HeatGSNs: Integrating Eigenfilters and Low-Pass Graph Heat Kernels into Graph Spectral Convolutional Networks for Brain Tumor Segmentation and Classification

Recent studies on graph representation learning in brain tumor learning tasks have garnered significant interest by encoding and learning inherent relationships among the geometric features of tumors. There are serious class imbalance problems that occur on brain tumor MRI datasets. Impressive deep learning models like CNN- and Transformer-based can easily address this problem through their complex model architectures with large parameters. However, graph-based networks are not suitable for this approach because of chronic over-smoothing and oscillation convergence problems.
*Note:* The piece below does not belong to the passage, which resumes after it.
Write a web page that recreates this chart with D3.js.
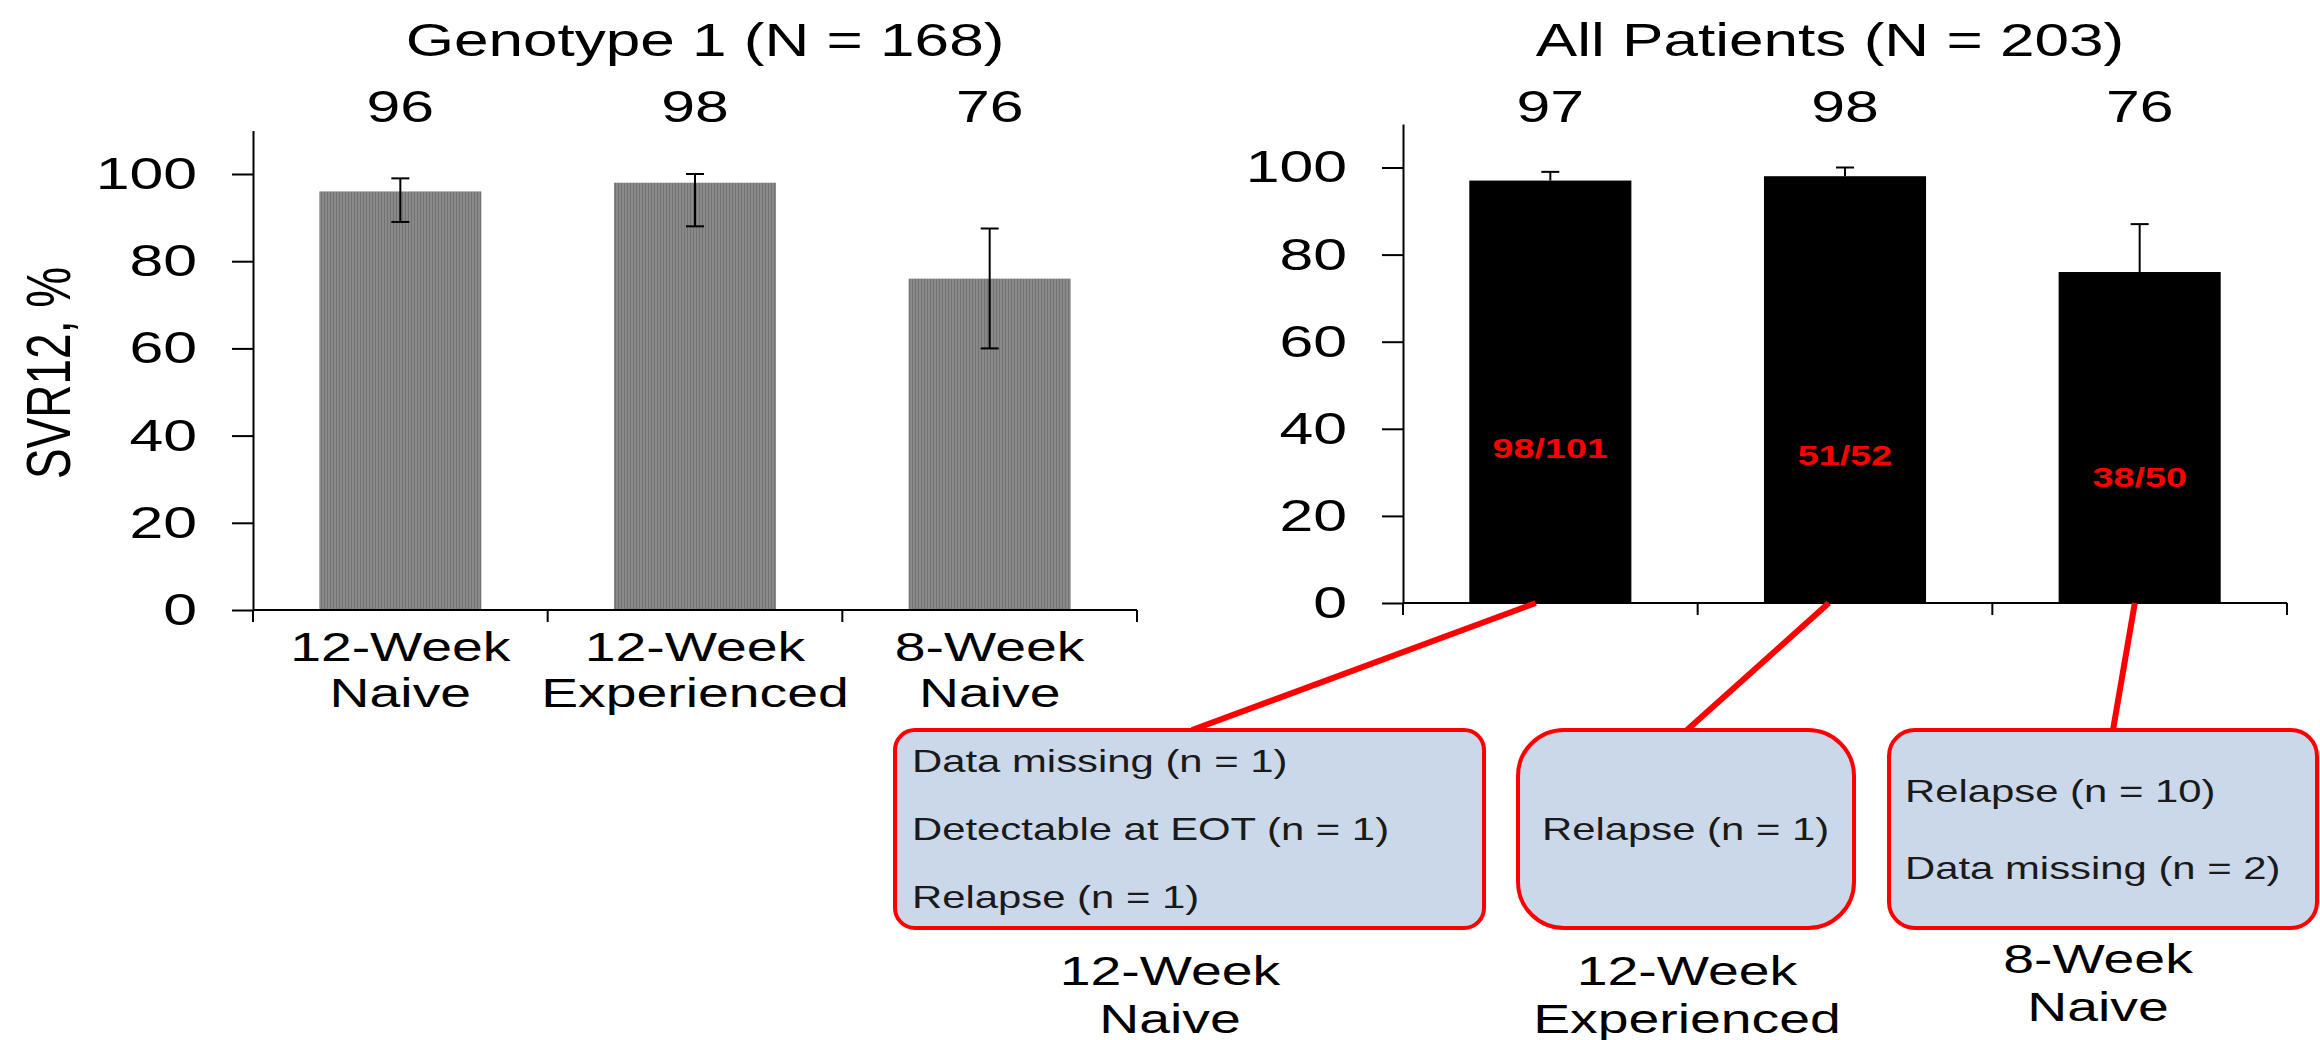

To address these challenges at once, we propose novel graph spectral convolutional networks called HeatGSNs, which incorporate eigenfilters and learnable low-pass graph heat kernels to capture geometric similarities within tumor classes. They operate to a continuous feature propagation mechanism derived by the forward finite difference of graph heat kernels, which is approximated by the cosine form for the shift-scaled Chebyshev polynomial and modified Bessel functions, leading to fast and accurate performance achievement. Our experimental results show a best average Dice score of 90%, an average Hausdorff Distance (95%) of 5.45mm, and an average accuracy of 80.11% in the BRATS2021 dataset. Moreover, HeatGSNs require significantly fewer parameters, averaging 1.79M, compared to other existing methods, demonstrating efficiency and effectiveness.